At the end of the book Roth alludes to the l970 era, where student unrest was treated differently. By that time panty raids were not the answer, but wide spread unrest and sit ins and disrespect were common and even tolerated as part of the evolving educational scene. Roth manages stylistically to include this afterphase by having a sort of after glimmer of suspended retrospection after death, where Marcus tries vainly to call out to “Ma! Dad!, Olivia! I am thinking of you! ……the urge to be heard, and nobody to hear me! For I am dead.”

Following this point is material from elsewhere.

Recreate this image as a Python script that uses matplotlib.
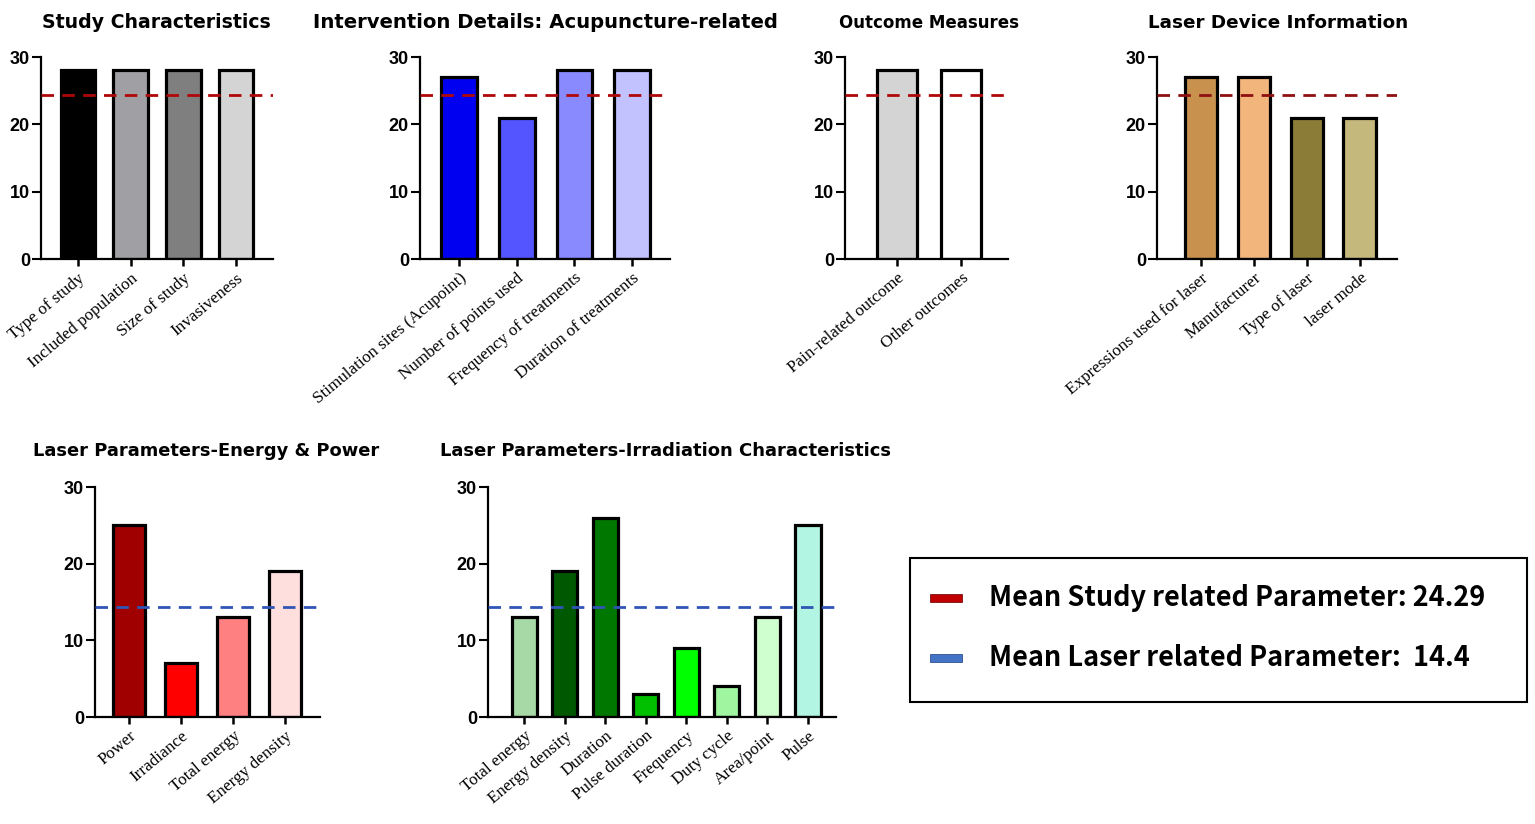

For Marcus Messner was the only one of his classmates to be killed in the Korean War essentially because he ultimately refused to continue weekly chapel attendance after his ruse of stooge attrendance was discovered and he refused to comply with weekly attendance. For this he was expelled, even though his straight A academic path was still intact. And probably his status as class valedictorian. Thus he finally acquired one ultimate lesson “…..what his uneducated father had been trying so hard to teach him all along: of the terrible, incomprehensible way one’s most banal, incidental, even comic choices achieve the most disproportionate result.”
A most disproportionate non result is Roth’s continued failure to win the Nobel Prize for Literature. It is many years now and still counting. But he has won most every other world wide literary award and is well recompensed financially.
No doubt part of the tale of the Bush legacy of revulsion, and anti Israeli feeling of the Swedish Nobel anti semites.